» Dataset content:
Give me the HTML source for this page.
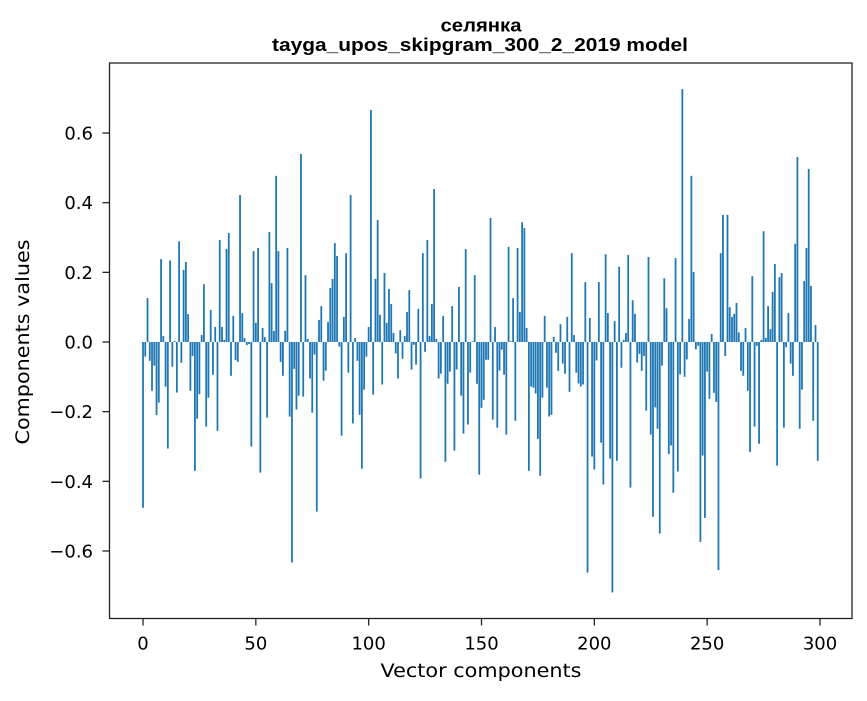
<!DOCTYPE html>
<html><head><meta charset="utf-8"><style>
body{margin:0;background:#fff;}
svg text{font-family:"DejaVu Sans","Liberation Sans",sans-serif;fill:#000;}
</style></head><body>
<svg id="chart" width="867" height="696" xmlns="http://www.w3.org/2000/svg">
<rect width="867" height="696" fill="#fff"/>
<text x="481" y="31.5" text-anchor="middle" font-size="18" font-weight="bold" textLength="81" lengthAdjust="spacingAndGlyphs" style="font-family:'Liberation Sans',sans-serif">селянка</text>
<text x="480" y="51" text-anchor="middle" font-size="18" font-weight="bold" textLength="416" lengthAdjust="spacingAndGlyphs" style="font-family:'Liberation Sans',sans-serif">tayga_upos_skipgram_300_2_2019 model</text>
<g id="bars"></g>
<g id="axes"></g>
<text x="481" y="677" text-anchor="middle" font-size="19" textLength="201" lengthAdjust="spacingAndGlyphs">Vector components</text>
<text transform="translate(29,342) rotate(-90)" text-anchor="middle" font-size="19" textLength="205" lengthAdjust="spacingAndGlyphs">Components values</text>
</svg>
<script>
const values = [
-0.476,-0.042,0.126,-0.054,-0.14,-0.068,-0.21,-0.174,0.238,0.017,
-0.128,-0.306,0.234,-0.071,0.003,-0.145,0.289,-0.06,0.207,0.23,
0.08,-0.14,-0.04,-0.37,-0.22,-0.15,0.02,0.166,-0.243,-0.16,
0.092,-0.094,0.043,-0.255,0.293,0.043,0.006,0.267,0.313,-0.097,
0.075,-0.052,-0.057,0.422,0.083,0.011,-0.009,-0.006,-0.3,0.261,
0.055,0.27,-0.375,0.04,0.014,-0.217,0.316,0.169,0.032,0.477,
0.261,-0.057,-0.097,0.032,0.27,-0.214,-0.633,-0.077,-0.194,-0.154,
0.54,-0.157,0.192,0.009,-0.105,-0.203,-0.036,-0.487,0.063,0.103,
-0.111,-0.082,0.057,0.155,0.181,0.284,0.247,-0.013,-0.269,0.072,
0.255,-0.088,0.422,-0.234,0.011,-0.054,-0.209,-0.364,-0.137,-0.042,
0.043,0.666,-0.151,0.181,0.35,0.078,-0.122,0.198,0.055,0.152,
0.109,0.026,-0.033,-0.105,0.034,-0.048,0.017,0.086,0.149,-0.079,
-0.008,-0.065,0.095,-0.392,0.255,-0.028,0.293,0.017,0.109,0.439,
0.009,-0.105,-0.091,0.075,-0.344,-0.12,-0.085,0.103,-0.312,-0.079,
0.158,-0.154,-0.263,0.267,-0.237,-0.088,0.002,0.192,-0.12,-0.381,
-0.189,-0.166,-0.051,-0.051,0.356,-0.223,0.043,-0.246,-0.082,-0.022,
-0.094,-0.266,0.273,0.002,0.126,-0.226,0.27,0.086,0.344,0.327,
0.04,-0.37,-0.128,-0.131,-0.148,-0.278,-0.384,-0.16,0.075,-0.131,
-0.214,-0.209,0.015,-0.031,-0.083,0.051,-0.062,-0.091,0.072,-0.143,
0.255,0.02,-0.088,-0.119,-0.128,-0.122,0.172,-0.662,0.069,-0.329,
-0.366,-0.053,0.172,-0.289,-0.409,0.252,0.083,-0.335,-0.719,0.06,
-0.341,0.216,-0.074,0.006,0.026,0.25,-0.418,0.12,0.081,-0.059,
-0.034,-0.083,-0.04,-0.197,0.244,-0.266,-0.502,-0.188,-0.249,-0.55,
-0.068,0.183,0.097,-0.322,-0.297,-0.433,0.241,-0.372,-0.093,0.726,
-0.1,-0.05,0.066,0.477,0.201,-0.021,-0.011,-0.574,-0.326,-0.505,
-0.085,-0.163,0.023,-0.146,-0.172,-0.655,0.255,0.365,-0.04,0.365,
0.1,0.072,0.081,0.112,0.028,-0.083,-0.097,0.04,-0.14,-0.316,
0.189,-0.243,-0.011,-0.292,0.006,0.318,0.012,0.103,0.037,0.144,
0.224,-0.355,0.186,0.198,-0.246,-0.015,0.083,-0.062,-0.097,0.282,
0.531,-0.249,-0.137,0.175,0.27,0.497,0.161,-0.226,0.049,-0.341
];
const xTicks = [0,50,100,150,200,250,300];
const yTicks = [-0.6,-0.4,-0.2,0.0,0.2,0.4,0.6];
const yTickLabels = ["\u22120.6","\u22120.4","\u22120.2","0.0","0.2","0.4","0.6"];

const NS="http://www.w3.org/2000/svg";
const L=109.5,R=852,T=63,B=618.5;
const xs = i => 143 + i*(820-143)/300;
const ys = v => 342 - v*348.3;
const bars=document.getElementById('bars');
values.forEach((v,i)=>{
  const r=document.createElementNS(NS,'rect');
  const y0=ys(0), y1=ys(v);
  r.setAttribute('x', xs(i)-0.9);
  r.setAttribute('width', 1.8);
  r.setAttribute('y', Math.min(y0,y1));
  r.setAttribute('height', Math.max(Math.abs(y1-y0),0.3));
  r.setAttribute('fill','#1f77b4');
  
  
  bars.appendChild(r);
});
const ax=document.getElementById('axes');
const frame=document.createElementNS(NS,'rect');
frame.setAttribute('x',L);frame.setAttribute('y',T);
frame.setAttribute('width',R-L);frame.setAttribute('height',B-T);
frame.setAttribute('fill','none');frame.setAttribute('stroke','#222');frame.setAttribute('stroke-width','1.3');


ax.appendChild(frame);
xTicks.forEach(t=>{
  const x=xs(t);
  const l=document.createElementNS(NS,'line');
  l.setAttribute('x1',x);l.setAttribute('x2',x);l.setAttribute('y1',B);l.setAttribute('y2',B+7);
  l.setAttribute('stroke','#222');l.setAttribute('stroke-width','1.3');
  
  
  ax.appendChild(l);
  const tx=document.createElementNS(NS,'text');
  tx.setAttribute('x',x);tx.setAttribute('y',B+31);tx.setAttribute('text-anchor','middle');tx.setAttribute('font-size','18');
  tx.textContent=t;
  
  
  ax.appendChild(tx);
});
yTicks.forEach((t,k)=>{
  const y=ys(t);
  const l=document.createElementNS(NS,'line');
  l.setAttribute('x1',L-7);l.setAttribute('x2',L);l.setAttribute('y1',y);l.setAttribute('y2',y);
  l.setAttribute('stroke','#222');l.setAttribute('stroke-width','1.3');
  
  
  ax.appendChild(l);
  const tx=document.createElementNS(NS,'text');
  tx.setAttribute('x',93);tx.setAttribute('y',y+6.5);tx.setAttribute('text-anchor','end');tx.setAttribute('font-size','18');
  tx.textContent=yTickLabels[k];
  
  
  ax.appendChild(tx);
});
</script>
</body></html>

» What to do:
Every line above should be returned word for word, with the pictures left behind.

» Answer to the exercise:
Give me the HTML source for this page.
<!DOCTYPE html>
<html><head><meta charset="utf-8"><style>
body{margin:0;background:#fff;}
svg text{font-family:"DejaVu Sans","Liberation Sans",sans-serif;fill:#000;}
</style></head><body>
<svg id="chart" width="867" height="696" xmlns="http://www.w3.org/2000/svg">
<rect width="867" height="696" fill="#fff"/>
<text x="481" y="31.5" text-anchor="middle" font-size="18" font-weight="bold" textLength="81" lengthAdjust="spacingAndGlyphs" style="font-family:'Liberation Sans',sans-serif">селянка</text>
<text x="480" y="51" text-anchor="middle" font-size="18" font-weight="bold" textLength="416" lengthAdjust="spacingAndGlyphs" style="font-family:'Liberation Sans',sans-serif">tayga_upos_skipgram_300_2_2019 model</text>
<g id="bars"></g>
<g id="axes"></g>
<text x="481" y="677" text-anchor="middle" font-size="19" textLength="201" lengthAdjust="spacingAndGlyphs">Vector components</text>
<text transform="translate(29,342) rotate(-90)" text-anchor="middle" font-size="19" textLength="205" lengthAdjust="spacingAndGlyphs">Components values</text>
</svg>
<script>
const values = [
-0.476,-0.042,0.126,-0.054,-0.14,-0.068,-0.21,-0.174,0.238,0.017,
-0.128,-0.306,0.234,-0.071,0.003,-0.145,0.289,-0.06,0.207,0.23,
0.08,-0.14,-0.04,-0.37,-0.22,-0.15,0.02,0.166,-0.243,-0.16,
0.092,-0.094,0.043,-0.255,0.293,0.043,0.006,0.267,0.313,-0.097,
0.075,-0.052,-0.057,0.422,0.083,0.011,-0.009,-0.006,-0.3,0.261,
0.055,0.27,-0.375,0.04,0.014,-0.217,0.316,0.169,0.032,0.477,
0.261,-0.057,-0.097,0.032,0.27,-0.214,-0.633,-0.077,-0.194,-0.154,
0.54,-0.157,0.192,0.009,-0.105,-0.203,-0.036,-0.487,0.063,0.103,
-0.111,-0.082,0.057,0.155,0.181,0.284,0.247,-0.013,-0.269,0.072,
0.255,-0.088,0.422,-0.234,0.011,-0.054,-0.209,-0.364,-0.137,-0.042,
0.043,0.666,-0.151,0.181,0.35,0.078,-0.122,0.198,0.055,0.152,
0.109,0.026,-0.033,-0.105,0.034,-0.048,0.017,0.086,0.149,-0.079,
-0.008,-0.065,0.095,-0.392,0.255,-0.028,0.293,0.017,0.109,0.439,
0.009,-0.105,-0.091,0.075,-0.344,-0.12,-0.085,0.103,-0.312,-0.079,
0.158,-0.154,-0.263,0.267,-0.237,-0.088,0.002,0.192,-0.12,-0.381,
-0.189,-0.166,-0.051,-0.051,0.356,-0.223,0.043,-0.246,-0.082,-0.022,
-0.094,-0.266,0.273,0.002,0.126,-0.226,0.27,0.086,0.344,0.327,
0.04,-0.37,-0.128,-0.131,-0.148,-0.278,-0.384,-0.16,0.075,-0.131,
-0.214,-0.209,0.015,-0.031,-0.083,0.051,-0.062,-0.091,0.072,-0.143,
0.255,0.02,-0.088,-0.119,-0.128,-0.122,0.172,-0.662,0.069,-0.329,
-0.366,-0.053,0.172,-0.289,-0.409,0.252,0.083,-0.335,-0.719,0.06,
-0.341,0.216,-0.074,0.006,0.026,0.25,-0.418,0.12,0.081,-0.059,
-0.034,-0.083,-0.04,-0.197,0.244,-0.266,-0.502,-0.188,-0.249,-0.55,
-0.068,0.183,0.097,-0.322,-0.297,-0.433,0.241,-0.372,-0.093,0.726,
-0.1,-0.05,0.066,0.477,0.201,-0.021,-0.011,-0.574,-0.326,-0.505,
-0.085,-0.163,0.023,-0.146,-0.172,-0.655,0.255,0.365,-0.04,0.365,
0.1,0.072,0.081,0.112,0.028,-0.083,-0.097,0.04,-0.14,-0.316,
0.189,-0.243,-0.011,-0.292,0.006,0.318,0.012,0.103,0.037,0.144,
0.224,-0.355,0.186,0.198,-0.246,-0.015,0.083,-0.062,-0.097,0.282,
0.531,-0.249,-0.137,0.175,0.27,0.497,0.161,-0.226,0.049,-0.341
];
const xTicks = [0,50,100,150,200,250,300];
const yTicks = [-0.6,-0.4,-0.2,0.0,0.2,0.4,0.6];
const yTickLabels = ["\u22120.6","\u22120.4","\u22120.2","0.0","0.2","0.4","0.6"];

const NS="http://www.w3.org/2000/svg";
const L=109.5,R=852,T=63,B=618.5;
const xs = i => 143 + i*(820-143)/300;
const ys = v => 342 - v*348.3;
const bars=document.getElementById('bars');
values.forEach((v,i)=>{
  const r=document.createElementNS(NS,'rect');
  const y0=ys(0), y1=ys(v);
  r.setAttribute('x', xs(i)-0.9);
  r.setAttribute('width', 1.8);
  r.setAttribute('y', Math.min(y0,y1));
  r.setAttribute('height', Math.max(Math.abs(y1-y0),0.3));
  r.setAttribute('fill','#1f77b4');
  
  
  bars.appendChild(r);
});
const ax=document.getElementById('axes');
const frame=document.createElementNS(NS,'rect');
frame.setAttribute('x',L);frame.setAttribute('y',T);
frame.setAttribute('width',R-L);frame.setAttribute('height',B-T);
frame.setAttribute('fill','none');frame.setAttribute('stroke','#222');frame.setAttribute('stroke-width','1.3');


ax.appendChild(frame);
xTicks.forEach(t=>{
  const x=xs(t);
  const l=document.createElementNS(NS,'line');
  l.setAttribute('x1',x);l.setAttribute('x2',x);l.setAttribute('y1',B);l.setAttribute('y2',B+7);
  l.setAttribute('stroke','#222');l.setAttribute('stroke-width','1.3');
  
  
  ax.appendChild(l);
  const tx=document.createElementNS(NS,'text');
  tx.setAttribute('x',x);tx.setAttribute('y',B+31);tx.setAttribute('text-anchor','middle');tx.setAttribute('font-size','18');
  tx.textContent=t;
  
  
  ax.appendChild(tx);
});
yTicks.forEach((t,k)=>{
  const y=ys(t);
  const l=document.createElementNS(NS,'line');
  l.setAttribute('x1',L-7);l.setAttribute('x2',L);l.setAttribute('y1',y);l.setAttribute('y2',y);
  l.setAttribute('stroke','#222');l.setAttribute('stroke-width','1.3');
  
  
  ax.appendChild(l);
  const tx=document.createElementNS(NS,'text');
  tx.setAttribute('x',93);tx.setAttribute('y',y+6.5);tx.setAttribute('text-anchor','end');tx.setAttribute('font-size','18');
  tx.textContent=yTickLabels[k];
  
  
  ax.appendChild(tx);
});
</script>
</body></html>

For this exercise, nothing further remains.